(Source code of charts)
<<<<

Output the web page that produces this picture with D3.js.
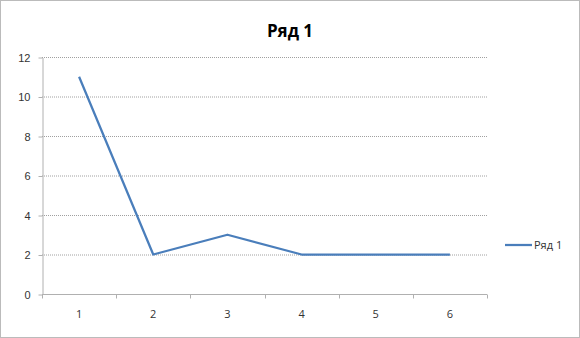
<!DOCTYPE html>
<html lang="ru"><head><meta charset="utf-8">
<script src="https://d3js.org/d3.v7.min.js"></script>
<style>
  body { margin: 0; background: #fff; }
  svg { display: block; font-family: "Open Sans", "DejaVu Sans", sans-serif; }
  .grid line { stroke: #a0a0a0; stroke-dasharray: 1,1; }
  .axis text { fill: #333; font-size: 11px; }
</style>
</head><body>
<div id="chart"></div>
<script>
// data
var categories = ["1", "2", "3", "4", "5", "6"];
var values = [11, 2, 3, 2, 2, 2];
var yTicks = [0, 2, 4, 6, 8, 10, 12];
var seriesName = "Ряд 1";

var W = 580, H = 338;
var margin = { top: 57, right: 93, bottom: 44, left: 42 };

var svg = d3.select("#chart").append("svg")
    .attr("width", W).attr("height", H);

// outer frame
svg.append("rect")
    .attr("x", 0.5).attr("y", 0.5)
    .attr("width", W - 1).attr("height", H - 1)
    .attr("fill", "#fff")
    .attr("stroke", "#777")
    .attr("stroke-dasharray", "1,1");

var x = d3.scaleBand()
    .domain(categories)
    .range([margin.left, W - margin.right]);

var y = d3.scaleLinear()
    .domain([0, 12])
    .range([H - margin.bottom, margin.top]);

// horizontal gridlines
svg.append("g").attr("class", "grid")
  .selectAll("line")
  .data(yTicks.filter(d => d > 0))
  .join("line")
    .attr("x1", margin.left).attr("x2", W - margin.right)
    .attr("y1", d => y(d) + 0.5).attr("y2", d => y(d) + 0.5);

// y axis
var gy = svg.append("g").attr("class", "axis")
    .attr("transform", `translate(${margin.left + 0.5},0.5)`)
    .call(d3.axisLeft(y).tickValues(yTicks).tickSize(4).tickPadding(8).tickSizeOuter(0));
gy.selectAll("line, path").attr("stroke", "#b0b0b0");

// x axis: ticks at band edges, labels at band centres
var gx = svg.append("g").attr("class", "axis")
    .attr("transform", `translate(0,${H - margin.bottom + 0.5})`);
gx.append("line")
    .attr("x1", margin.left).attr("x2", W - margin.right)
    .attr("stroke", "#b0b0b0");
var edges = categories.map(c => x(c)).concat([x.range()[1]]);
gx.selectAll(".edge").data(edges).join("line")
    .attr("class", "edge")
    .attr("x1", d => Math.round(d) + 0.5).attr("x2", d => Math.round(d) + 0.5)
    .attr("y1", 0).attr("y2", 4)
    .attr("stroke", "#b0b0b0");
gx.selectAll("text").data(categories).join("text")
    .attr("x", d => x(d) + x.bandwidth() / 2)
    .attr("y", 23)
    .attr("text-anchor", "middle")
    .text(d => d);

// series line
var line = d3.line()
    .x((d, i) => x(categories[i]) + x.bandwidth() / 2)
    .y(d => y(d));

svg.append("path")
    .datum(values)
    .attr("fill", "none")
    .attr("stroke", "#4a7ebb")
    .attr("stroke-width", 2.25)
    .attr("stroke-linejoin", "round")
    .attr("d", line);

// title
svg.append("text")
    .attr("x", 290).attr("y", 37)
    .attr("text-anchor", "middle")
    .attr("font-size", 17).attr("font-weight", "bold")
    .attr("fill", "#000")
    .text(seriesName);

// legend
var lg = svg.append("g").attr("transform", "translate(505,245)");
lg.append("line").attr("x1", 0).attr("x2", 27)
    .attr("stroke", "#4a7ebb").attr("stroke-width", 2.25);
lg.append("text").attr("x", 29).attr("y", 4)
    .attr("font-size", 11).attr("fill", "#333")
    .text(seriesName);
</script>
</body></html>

>>>>
<<<<

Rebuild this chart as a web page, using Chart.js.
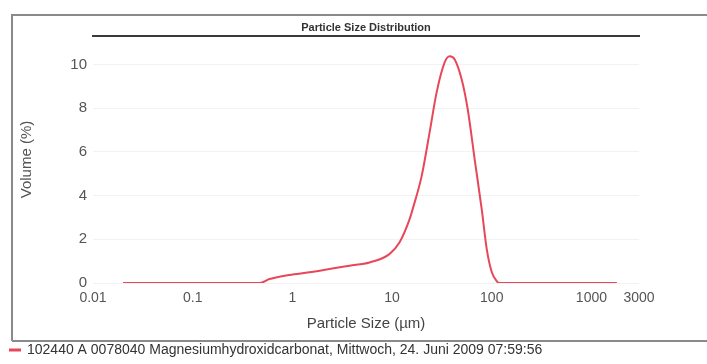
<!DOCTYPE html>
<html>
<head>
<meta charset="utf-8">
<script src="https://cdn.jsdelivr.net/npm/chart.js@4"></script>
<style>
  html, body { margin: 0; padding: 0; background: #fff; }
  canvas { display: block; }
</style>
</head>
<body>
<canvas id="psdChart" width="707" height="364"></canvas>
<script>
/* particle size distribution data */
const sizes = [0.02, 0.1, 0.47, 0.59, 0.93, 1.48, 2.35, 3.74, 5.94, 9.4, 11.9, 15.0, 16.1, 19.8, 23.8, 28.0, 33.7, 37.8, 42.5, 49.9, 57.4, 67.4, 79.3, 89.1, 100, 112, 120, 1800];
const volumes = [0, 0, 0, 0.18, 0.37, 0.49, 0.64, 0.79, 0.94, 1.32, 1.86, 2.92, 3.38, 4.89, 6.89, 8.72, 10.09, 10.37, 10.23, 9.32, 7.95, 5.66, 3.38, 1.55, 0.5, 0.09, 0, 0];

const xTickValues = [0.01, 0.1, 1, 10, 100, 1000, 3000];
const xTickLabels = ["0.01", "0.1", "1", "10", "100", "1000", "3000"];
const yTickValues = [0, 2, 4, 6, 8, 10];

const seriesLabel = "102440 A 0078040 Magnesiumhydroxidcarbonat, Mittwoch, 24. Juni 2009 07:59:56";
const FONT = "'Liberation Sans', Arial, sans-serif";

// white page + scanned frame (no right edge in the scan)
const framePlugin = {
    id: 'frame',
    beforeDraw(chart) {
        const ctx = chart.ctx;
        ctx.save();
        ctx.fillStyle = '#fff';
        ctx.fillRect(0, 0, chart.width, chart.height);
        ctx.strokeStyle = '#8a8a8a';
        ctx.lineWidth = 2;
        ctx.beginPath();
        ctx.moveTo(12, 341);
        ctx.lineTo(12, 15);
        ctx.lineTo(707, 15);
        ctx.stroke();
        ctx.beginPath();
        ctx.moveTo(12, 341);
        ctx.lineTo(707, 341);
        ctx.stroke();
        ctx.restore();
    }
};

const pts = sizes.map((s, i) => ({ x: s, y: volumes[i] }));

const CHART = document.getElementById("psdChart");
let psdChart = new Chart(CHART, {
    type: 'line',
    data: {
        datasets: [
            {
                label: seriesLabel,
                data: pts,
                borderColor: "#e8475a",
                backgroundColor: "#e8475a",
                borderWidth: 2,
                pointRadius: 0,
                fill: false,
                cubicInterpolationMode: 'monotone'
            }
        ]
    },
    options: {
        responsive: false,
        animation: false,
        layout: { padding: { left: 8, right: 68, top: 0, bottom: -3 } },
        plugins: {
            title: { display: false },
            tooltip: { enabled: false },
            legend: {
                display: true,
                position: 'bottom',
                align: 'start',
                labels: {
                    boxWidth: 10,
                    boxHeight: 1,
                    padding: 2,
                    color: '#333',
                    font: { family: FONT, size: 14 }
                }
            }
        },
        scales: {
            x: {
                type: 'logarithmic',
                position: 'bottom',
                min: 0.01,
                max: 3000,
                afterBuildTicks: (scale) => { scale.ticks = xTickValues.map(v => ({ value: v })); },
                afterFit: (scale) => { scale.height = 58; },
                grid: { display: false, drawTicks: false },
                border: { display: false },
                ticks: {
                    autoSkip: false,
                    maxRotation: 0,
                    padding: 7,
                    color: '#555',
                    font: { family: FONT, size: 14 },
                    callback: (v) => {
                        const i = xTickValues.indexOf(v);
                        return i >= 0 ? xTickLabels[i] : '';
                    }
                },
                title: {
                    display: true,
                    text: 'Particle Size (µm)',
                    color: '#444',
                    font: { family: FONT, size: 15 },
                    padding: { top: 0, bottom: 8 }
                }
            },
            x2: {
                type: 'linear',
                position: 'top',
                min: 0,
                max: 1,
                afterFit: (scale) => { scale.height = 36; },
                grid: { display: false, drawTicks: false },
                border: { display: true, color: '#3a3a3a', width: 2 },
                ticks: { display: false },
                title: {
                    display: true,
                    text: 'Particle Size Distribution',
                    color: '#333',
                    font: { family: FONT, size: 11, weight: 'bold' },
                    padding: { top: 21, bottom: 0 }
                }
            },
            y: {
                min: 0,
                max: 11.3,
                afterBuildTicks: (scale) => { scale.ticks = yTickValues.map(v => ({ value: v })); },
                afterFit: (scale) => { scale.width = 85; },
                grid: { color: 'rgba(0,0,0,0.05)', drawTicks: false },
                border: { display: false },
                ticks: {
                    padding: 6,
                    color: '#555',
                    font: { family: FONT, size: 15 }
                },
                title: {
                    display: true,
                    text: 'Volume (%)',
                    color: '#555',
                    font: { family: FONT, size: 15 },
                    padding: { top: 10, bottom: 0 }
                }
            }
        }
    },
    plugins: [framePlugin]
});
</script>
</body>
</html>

>>>>

-- Given request --
Say how many lines hold the word "page", giving the number and nothing else.

-- Exercise output --
3